To Andy G. again for listening to some horrible things I’ve said and understanding them.

To Mike Carsten, for leaving a thermos of coffee outside my door and helping me find a place for Adam’s party. For bringing Bixby up.

To all of Adam’s friends I’ve never met but who have thought of him, shared a spot with him for Rogue One.

For Carrie Hansen, and fellow Central City choir members who sang in his honor.

To Cristen, someone I have never met, who reached out through FB to give me an ear and understanding.

To the Kimlickos, who just moved to sit with me during Winter Celebration when I broke down.

To Amy Windham, shit you have gotten me through a lot. Without you I’d have really high blood pressure and be so depressed, and I would never have made it to Texas for Thanksgiving. Plus, you are you.

To Kallie, who texts me once a week to check in. And also, how lucky am I that one of my AFA cadets from 20 years ago is now my friend?

To everyone at Fountain Valley School. You have no idea the gift that this place is. This is why I am passionate about it. If I could bottle this feeling, there wouldn’t be a family in the world who wouldn’t want to send their kid to FVS. These people love. These people care. They are a safe haven.

To the folks from my time at U.S. Figure Skating … people I have not spoken to in more than 10 years … your notes of condolence, gifts to the Liver Foundation. I have felt so much love from you.

To Jessica Patterson, who convinced me to go to grief and yoga therapy, where I learned how far I am from being alone. You have given me so much wisdom in these few weeks.

To everyone who has ever read this blog, liked a status, listened to me share another story about Adam. He lives on when we talk about him.

To my nieces, who keep checking in on me as I sit alone with my computer, too anxious to join the celebration in the next room. They have been raised well. They have let me cry, they have said Uncle Adam’s name.
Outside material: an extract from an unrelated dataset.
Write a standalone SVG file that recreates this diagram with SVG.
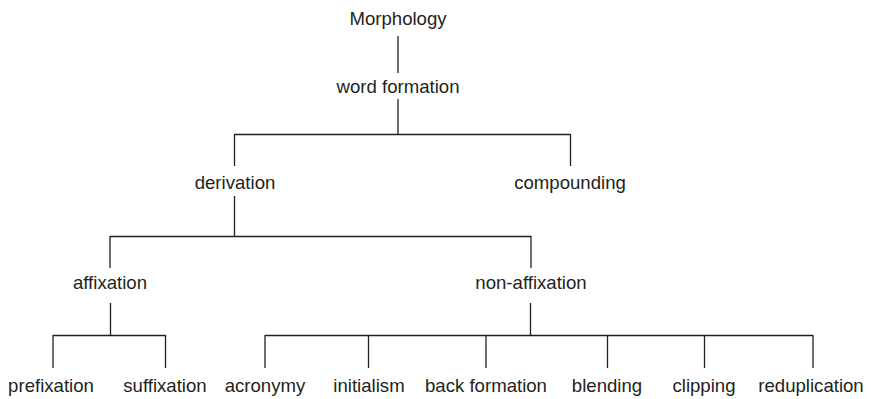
<svg xmlns="http://www.w3.org/2000/svg" width="871" height="399" viewBox="0 0 871 399">
<style>
text{font-family:"Liberation Sans",Arial,sans-serif;font-size:18.6px;fill:#231f20;text-anchor:middle}
.c line{stroke:#231f20;stroke-width:1.3;fill:none}
</style>
<rect width="871" height="399" fill="#fff"/>
<g class="c" id="connectors">
<line x1="398" y1="36" x2="398" y2="73"/>
<line x1="398" y1="99" x2="398" y2="134.5"/>
<line x1="234.5" y1="134.5" x2="570.5" y2="134.5"/>
<line x1="234.5" y1="134" x2="234.5" y2="166"/>
<line x1="570.5" y1="134" x2="570.5" y2="166"/>
<line x1="234.5" y1="196" x2="234.5" y2="236.5"/>
<line x1="110" y1="236.5" x2="531" y2="236.5"/>
<line x1="110" y1="236" x2="110" y2="268"/>
<line x1="531" y1="236" x2="531" y2="268"/>
<line x1="110.5" y1="303" x2="110.5" y2="335.5"/>
<line x1="53" y1="335.5" x2="165.5" y2="335.5"/>
<line x1="53" y1="335" x2="53" y2="368"/>
<line x1="165.5" y1="335" x2="165.5" y2="368"/>
<line x1="530.5" y1="303" x2="530.5" y2="335.5"/>
<line x1="265" y1="335.5" x2="813" y2="335.5"/>
<line x1="265" y1="335" x2="265" y2="368"/>
<line x1="368.5" y1="335" x2="368.5" y2="368"/>
<line x1="486" y1="335" x2="486" y2="368"/>
<line x1="607.5" y1="335" x2="607.5" y2="368"/>
<line x1="704.5" y1="335" x2="704.5" y2="368"/>
<line x1="813" y1="335" x2="813" y2="368"/>
</g>
<g id="morphology"><text x="398" y="25">Morphology</text></g>
<g id="word-formation"><text x="398" y="93">word formation</text></g>
<g id="derivation"><text x="235" y="189">derivation</text></g>
<g id="compounding"><text x="570" y="189">compounding</text></g>
<g id="affixation"><text x="110" y="289">affixation</text></g>
<g id="non-affixation"><text x="531" y="289">non-affixation</text></g>
<g id="prefixation"><text x="51" y="392">prefixation</text></g>
<g id="suffixation"><text x="165" y="392">suffixation</text></g>
<g id="acronymy"><text x="265" y="392">acronymy</text></g>
<g id="initialism"><text x="369" y="392">initialism</text></g>
<g id="back-formation"><text x="486" y="392">back formation</text></g>
<g id="blending"><text x="607" y="392">blending</text></g>
<g id="clipping"><text x="704" y="392">clipping</text></g>
<g id="reduplication"><text x="811" y="392">reduplication</text></g>
</svg>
To Avery, who has listened patiently as I rambled on, helped me sift through cards, who moved everything from one refrigerator to the next when I thought mine was broken (and to Brenna again who just suggested I unplug it and then plug it back in!)
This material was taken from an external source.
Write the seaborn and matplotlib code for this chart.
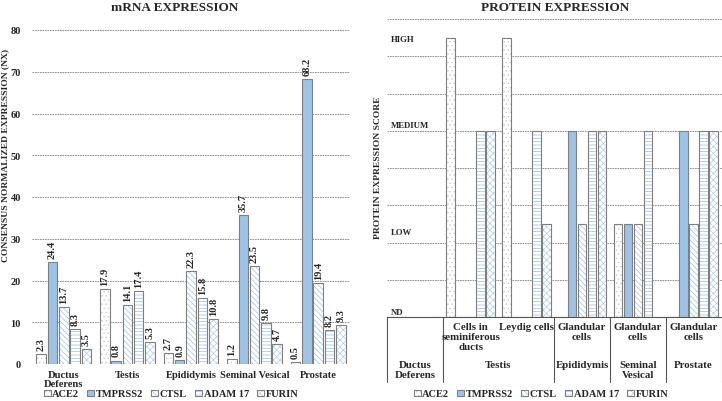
import numpy as np
import pandas as pd
import matplotlib
matplotlib.use("Agg")
import matplotlib.pyplot as plt
import matplotlib.transforms as mtrans
from matplotlib.colors import to_rgba
import seaborn as sns

# ---------------- data ----------------
genes = ["ACE2", "TMPRSS2", "CTSL", "ADAM 17", "FURIN"]

tissues = ["Ductus\nDeferens", "Testis", "Epididymis", "Seminal Vesical", "Prostate"]
mrna_ace2 = [2.3, 17.9, 2.7, 1.2, 0.5]
mrna_tmprss2 = [24.4, 0.8, 0.9, 35.7, 68.2]
mrna_ctsl = [13.7, 14.1, 22.3, 23.5, 19.4]
mrna_adam17 = [8.3, 17.4, 15.8, 9.8, 8.2]
mrna_furin = [3.5, 5.3, 10.8, 4.7, 9.3]

cell_types = ["", "Cells in\nseminiferous\nducts", "Leydig cells",
              "Glandular\ncells", "Glandular\ncells", "Glandular\ncells"]
cell_tissues = ["Ductus\nDeferens", "Testis", "Testis", "Epididymis",
                "Seminal\nVesical", "Prostate"]
prot_ace2 = [0, 3, 3, 0, 1, 0]
prot_tmprss2 = [0, 0, 0, 2, 1, 2]
prot_ctsl = [0, 0, 0, 1, 1, 1]
prot_adam17 = [0, 2, 2, 2, 2, 2]
prot_furin = [0, 2, 1, 2, 0, 2]

score_labels = ["ND", "LOW", "MEDIUM", "HIGH"]
score_values = [0, 1, 2, 3]

mrna_ticks = [0, 10, 20, 30, 40, 50, 60, 70, 80]

# ---------------- style ----------------
sns.set_theme(style="white")
plt.rcParams["font.family"] = ["Liberation Serif", "DejaVu Serif"]
plt.rcParams["font.weight"] = "bold"
plt.rcParams["hatch.linewidth"] = 0.45

BLUE = "#9DC3E6"
EDGE = "#7f7f7f"
face = {"ACE2": "white", "TMPRSS2": BLUE, "CTSL": "white", "ADAM 17": "white", "FURIN": "white"}
hatch = {"ACE2": "....", "TMPRSS2": "", "CTSL": "\\\\\\\\\\\\", "ADAM 17": "-----", "FURIN": "xxxxx"}
hcol = {"ACE2": "#c8c8c8", "TMPRSS2": BLUE, "CTSL": "#8fbbe3", "ADAM 17": "#8fbbe3", "FURIN": "#a9cbea"}

mrna_vals = [mrna_ace2, mrna_tmprss2, mrna_ctsl, mrna_adam17, mrna_furin]
prot_vals = [prot_ace2, prot_tmprss2, prot_ctsl, prot_adam17, prot_furin]

df_m = pd.DataFrame([(t, g, v[i]) for g, v in zip(genes, mrna_vals) for i, t in enumerate(tissues)],
                    columns=["tissue", "gene", "nx"])
cell_keys = [f"c{i}" for i in range(len(cell_types))]
df_p = pd.DataFrame([(c, g, v[i]) for g, v in zip(genes, prot_vals) for i, c in enumerate(cell_keys)],
                    columns=["cell", "gene", "score"])

W, H = 722, 402
fig = plt.figure(figsize=(W / 100, H / 100), dpi=100)
ax1 = fig.add_axes([32 / W, (H - 365) / H, (350 - 32) / W, (365 - 31) / H])
ax2 = fig.add_axes([387 / W, (H - 318) / H, (721.5 - 387) / W, (318 - 20) / H])


def style_bars(ax):
    for g, cont in zip(genes, ax.containers):
        for p in cont:
            p.set_edgecolor(EDGE)
            p.set_linewidth(0.8)
            p.set_hatch(hatch[g])
            try:
                p.set_hatchcolor(hcol[g])
            except AttributeError:
                p._hatch_color = to_rgba(hcol[g])


legend_kw = dict(loc="center", bbox_transform=fig.transFigure, ncol=5, frameon=False,
                 prop={"family": "Liberation Serif", "weight": "bold", "size": 7.5},
                 handlelength=0.65, handleheight=0.45, handletextpad=0.15, columnspacing=0.8,
                 borderaxespad=0, borderpad=0)

# ---------------- mRNA chart ----------------
sns.barplot(data=df_m, x="tissue", y="nx", hue="gene", order=tissues, hue_order=genes,
            palette=face, saturation=1, width=0.89, gap=0.16, errorbar=None,
            legend=False, ax=ax1)
style_bars(ax1)
for cont in ax1.containers:
    ax1.bar_label(cont, fmt="%.1f", rotation=90, padding=3, fontsize=7.5, fontweight="bold")

ax1.set_ylim(0, 80)
ax1.set_xlim(-0.5, len(tissues) - 0.5)
ax1.set_yticks(mrna_ticks)
ax1.set_yticklabels([str(t) for t in mrna_ticks], fontsize=7.5, fontweight="bold")
ax1.tick_params(axis="y", length=0, pad=8)
ax1.tick_params(axis="x", length=0, pad=4, labelsize=7.6)
for lab in ax1.get_xticklabels():
    lab.set_fontweight("bold")
    lab.set_linespacing(1.1)
ax1.set_xlabel("")
ax1.set_ylabel("")
ax1.yaxis.grid(True, linestyle=(0, (2, 1)), color="#7f7f7f", linewidth=0.6)
ax1.set_axisbelow(True)
for s in ax1.spines.values():
    s.set_visible(False)

fig.text(5 / W, 1 - 155 / H, "CONSENSUS NORMALIZED EXPRESSION (NX)", rotation=90,
         ha="center", va="center", fontsize=6.8, fontweight="bold")
fig.text(175 / W, 1 - 8 / H, "mRNA EXPRESSION", ha="center", va="center",
         fontsize=9.5, fontweight="bold")

handles = [cont[0] for cont in ax1.containers]
ax1.legend(handles, genes, bbox_to_anchor=(171 / W, 1 - 395 / H), **legend_kw)

# ---------------- protein chart ----------------
sns.barplot(data=df_p, x="cell", y="score", hue="gene", order=cell_keys, hue_order=genes,
            palette=face, saturation=1, width=0.897, gap=0.15, errorbar=None,
            legend=False, ax=ax2)
style_bars(ax2)
ax2.set_ylim(0, 3.2)
ax2.set_xlim(-0.5, len(cell_keys) - 0.5)
ax2.set_yticks(np.arange(0, 3.21, 0.4))
ax2.set_yticklabels([])
ax2.set_xticks(range(len(cell_keys)))
ax2.set_xticklabels([])
ax2.tick_params(length=0)
ax2.set_xlabel("")
ax2.set_ylabel("")
ax2.yaxis.grid(True, linestyle=(0, (2, 1)), color="#7f7f7f", linewidth=0.6)
ax2.set_axisbelow(True)
for k in ["left", "right", "top"]:
    ax2.spines[k].set_visible(False)
ax2.spines["bottom"].set_color("#555555")
ax2.spines["bottom"].set_linewidth(0.8)

label_offsets = {"ND": 0.05, "LOW": -0.09, "MEDIUM": 0.06, "HIGH": -0.01}
for lab, val in zip(score_labels, score_values):
    ax2.text(0.012, val + label_offsets[lab], lab, transform=ax2.get_yaxis_transform(),
             ha="left", va="center", fontsize=6.3, fontweight="bold")

fig.text(378 / W, 1 - 168 / H, "PROTEIN EXPRESSION SCORE", rotation=90,
         ha="center", va="center", fontsize=6.8, fontweight="bold")
fig.text(555 / W, 1 - 8 / H, "PROTEIN EXPRESSION", ha="center", va="center",
         fontsize=9.5, fontweight="bold")

# category table below the protein axes
tr = mtrans.blended_transform_factory(ax2.transData, ax2.transAxes)
y_bot = -(383 - 318) / 298
row1 = -(323 - 318) / 298
row2 = -(361 - 318) / 298
runs = []
start = 0
for i in range(1, len(cell_tissues) + 1):
    if i == len(cell_tissues) or cell_tissues[i] != cell_tissues[start]:
        runs.append((start, i - 1, cell_tissues[start]))
        start = i
bounds = sorted({r[0] - 0.5 for r in runs} | {r[1] + 0.5 for r in runs})
for b in bounds:
    ax2.plot([b, b], [0, y_bot], transform=tr, color="#555555", lw=0.8, clip_on=False)
for i, ct in enumerate(cell_types):
    if ct:
        ax2.text(i, row1, ct, transform=tr, ha="center", va="top", fontsize=7.8,
                 fontweight="bold", linespacing=1.15)
for a, b, name in runs:
    ax2.text((a + b) / 2, row2, name, transform=tr, ha="center", va="top", fontsize=7.8,
             fontweight="bold", linespacing=1.15)

handles2 = [cont[1] for cont in ax2.containers]
ax2.legend(handles2, genes, bbox_to_anchor=(541 / W, 1 - 395 / H), **legend_kw)

fig.savefig("out.png", dpi=100)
To everyone who sent me cards, food, flowers, plants, gifts of any kind. I have broken down with each one because the thoughtfulness in the world can be overwhelming at times. You don’t know the beauty of the world until grief hits you. I have eaten more cookies, chips and pop-tarts that I thought were possible.

To Hollie, for her help with my thank-you notes.
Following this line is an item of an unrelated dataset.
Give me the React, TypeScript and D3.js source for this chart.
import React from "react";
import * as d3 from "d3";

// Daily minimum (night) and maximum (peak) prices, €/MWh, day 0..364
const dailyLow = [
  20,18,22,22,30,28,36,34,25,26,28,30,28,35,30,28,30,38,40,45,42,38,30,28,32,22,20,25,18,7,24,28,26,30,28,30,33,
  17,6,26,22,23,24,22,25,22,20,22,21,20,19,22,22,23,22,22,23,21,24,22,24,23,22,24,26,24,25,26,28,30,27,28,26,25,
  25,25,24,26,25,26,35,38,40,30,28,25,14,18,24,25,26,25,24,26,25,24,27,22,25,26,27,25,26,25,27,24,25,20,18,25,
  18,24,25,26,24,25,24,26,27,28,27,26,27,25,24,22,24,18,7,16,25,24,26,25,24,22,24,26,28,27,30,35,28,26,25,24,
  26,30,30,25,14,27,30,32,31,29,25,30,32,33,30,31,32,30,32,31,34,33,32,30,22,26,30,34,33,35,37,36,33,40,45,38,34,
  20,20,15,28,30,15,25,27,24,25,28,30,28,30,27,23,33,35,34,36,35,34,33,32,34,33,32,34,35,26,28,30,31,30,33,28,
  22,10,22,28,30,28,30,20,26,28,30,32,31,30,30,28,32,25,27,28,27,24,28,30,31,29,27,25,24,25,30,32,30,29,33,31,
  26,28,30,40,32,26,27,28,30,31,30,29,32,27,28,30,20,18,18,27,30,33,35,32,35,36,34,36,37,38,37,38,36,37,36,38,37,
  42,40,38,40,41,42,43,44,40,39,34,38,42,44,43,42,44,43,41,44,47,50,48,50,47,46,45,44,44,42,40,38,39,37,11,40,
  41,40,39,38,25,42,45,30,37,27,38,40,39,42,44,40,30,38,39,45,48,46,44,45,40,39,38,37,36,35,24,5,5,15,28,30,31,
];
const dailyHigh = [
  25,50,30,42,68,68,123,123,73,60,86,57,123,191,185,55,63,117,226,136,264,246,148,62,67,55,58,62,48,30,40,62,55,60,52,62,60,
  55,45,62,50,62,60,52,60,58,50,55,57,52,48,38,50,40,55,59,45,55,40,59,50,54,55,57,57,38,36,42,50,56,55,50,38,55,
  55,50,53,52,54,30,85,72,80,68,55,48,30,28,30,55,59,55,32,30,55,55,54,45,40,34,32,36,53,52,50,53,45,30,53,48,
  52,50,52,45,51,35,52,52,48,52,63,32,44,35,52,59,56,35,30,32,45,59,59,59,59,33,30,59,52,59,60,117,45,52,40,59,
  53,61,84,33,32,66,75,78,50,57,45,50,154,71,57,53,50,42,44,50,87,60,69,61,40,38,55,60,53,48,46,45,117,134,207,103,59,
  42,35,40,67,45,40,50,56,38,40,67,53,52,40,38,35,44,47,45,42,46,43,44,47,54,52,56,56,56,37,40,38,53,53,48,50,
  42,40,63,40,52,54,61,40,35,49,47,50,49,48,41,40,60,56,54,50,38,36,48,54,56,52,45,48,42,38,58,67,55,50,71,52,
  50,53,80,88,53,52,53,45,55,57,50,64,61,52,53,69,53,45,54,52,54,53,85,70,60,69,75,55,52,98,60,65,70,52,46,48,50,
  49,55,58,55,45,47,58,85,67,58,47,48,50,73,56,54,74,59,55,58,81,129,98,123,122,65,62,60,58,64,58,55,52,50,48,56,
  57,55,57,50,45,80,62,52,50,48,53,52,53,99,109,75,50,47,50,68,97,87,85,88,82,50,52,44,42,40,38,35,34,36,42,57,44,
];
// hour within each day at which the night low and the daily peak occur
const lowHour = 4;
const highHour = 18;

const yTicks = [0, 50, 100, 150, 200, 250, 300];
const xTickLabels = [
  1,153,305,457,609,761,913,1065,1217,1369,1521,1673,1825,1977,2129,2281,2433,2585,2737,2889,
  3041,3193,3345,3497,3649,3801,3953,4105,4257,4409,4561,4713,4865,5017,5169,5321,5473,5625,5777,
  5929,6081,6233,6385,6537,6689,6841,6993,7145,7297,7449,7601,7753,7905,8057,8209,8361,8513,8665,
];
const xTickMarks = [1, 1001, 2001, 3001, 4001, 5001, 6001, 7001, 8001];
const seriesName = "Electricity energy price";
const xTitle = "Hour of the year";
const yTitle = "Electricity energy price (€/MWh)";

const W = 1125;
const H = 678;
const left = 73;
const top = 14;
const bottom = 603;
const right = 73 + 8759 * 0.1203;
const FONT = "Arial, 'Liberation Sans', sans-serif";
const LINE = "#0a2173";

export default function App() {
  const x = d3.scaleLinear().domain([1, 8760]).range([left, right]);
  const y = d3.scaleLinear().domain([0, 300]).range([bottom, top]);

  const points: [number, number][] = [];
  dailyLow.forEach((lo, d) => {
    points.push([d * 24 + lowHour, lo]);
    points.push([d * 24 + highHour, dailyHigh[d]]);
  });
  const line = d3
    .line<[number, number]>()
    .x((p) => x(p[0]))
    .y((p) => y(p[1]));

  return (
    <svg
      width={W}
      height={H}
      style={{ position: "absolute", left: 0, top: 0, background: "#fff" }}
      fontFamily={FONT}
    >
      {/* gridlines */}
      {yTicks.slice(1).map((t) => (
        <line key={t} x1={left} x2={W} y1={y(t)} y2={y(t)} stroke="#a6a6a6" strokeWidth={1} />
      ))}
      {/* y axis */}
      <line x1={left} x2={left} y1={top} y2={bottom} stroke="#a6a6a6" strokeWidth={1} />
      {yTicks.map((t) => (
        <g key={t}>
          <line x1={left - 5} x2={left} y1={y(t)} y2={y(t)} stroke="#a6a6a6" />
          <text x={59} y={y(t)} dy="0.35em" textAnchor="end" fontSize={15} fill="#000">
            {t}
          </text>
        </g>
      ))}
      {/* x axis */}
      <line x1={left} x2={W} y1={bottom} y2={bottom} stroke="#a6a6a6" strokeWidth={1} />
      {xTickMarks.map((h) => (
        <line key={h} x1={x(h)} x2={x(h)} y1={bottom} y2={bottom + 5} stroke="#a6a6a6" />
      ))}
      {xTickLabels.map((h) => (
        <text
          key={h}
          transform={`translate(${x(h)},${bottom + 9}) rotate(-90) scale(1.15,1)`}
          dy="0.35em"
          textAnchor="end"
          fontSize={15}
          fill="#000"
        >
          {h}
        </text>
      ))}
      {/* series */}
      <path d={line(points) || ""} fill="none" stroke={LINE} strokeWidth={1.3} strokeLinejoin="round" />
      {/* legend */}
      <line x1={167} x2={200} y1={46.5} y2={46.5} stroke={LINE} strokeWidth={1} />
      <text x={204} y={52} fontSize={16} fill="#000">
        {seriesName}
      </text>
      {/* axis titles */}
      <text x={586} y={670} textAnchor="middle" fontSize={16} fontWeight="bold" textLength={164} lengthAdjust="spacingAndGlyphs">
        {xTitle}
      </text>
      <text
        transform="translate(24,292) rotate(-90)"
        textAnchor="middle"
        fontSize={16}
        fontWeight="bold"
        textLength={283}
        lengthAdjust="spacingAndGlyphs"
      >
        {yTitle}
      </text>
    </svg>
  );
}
To Alea, who has given so much love to Bixby and kept him calm through the stress.

To Charlie, who sadly shares trauma of her own, but has opened up so I feel less alone.

To Erin and Aaron, I don’t know what I would have done without you two at all. For everything, but mostly for the night I had to come over and cry hysterically in your house. But also for Rogue One, Iris, and a million other things. I feel like part of the family.

To Kathy Curry, who is helping me navigate this grief, even as she tackles her own. Amazing woman.

To Steve and Bev Curry, who opened their home for Thanksgiving and let me be the worst guest imaginable. To my brother- and sisters-in-laws for letting me still be part of the family.

To my sister, my brother in law, my nieces, my uncle, my cousins, my mom …you all most of all,… you are the ones I know who will always be there.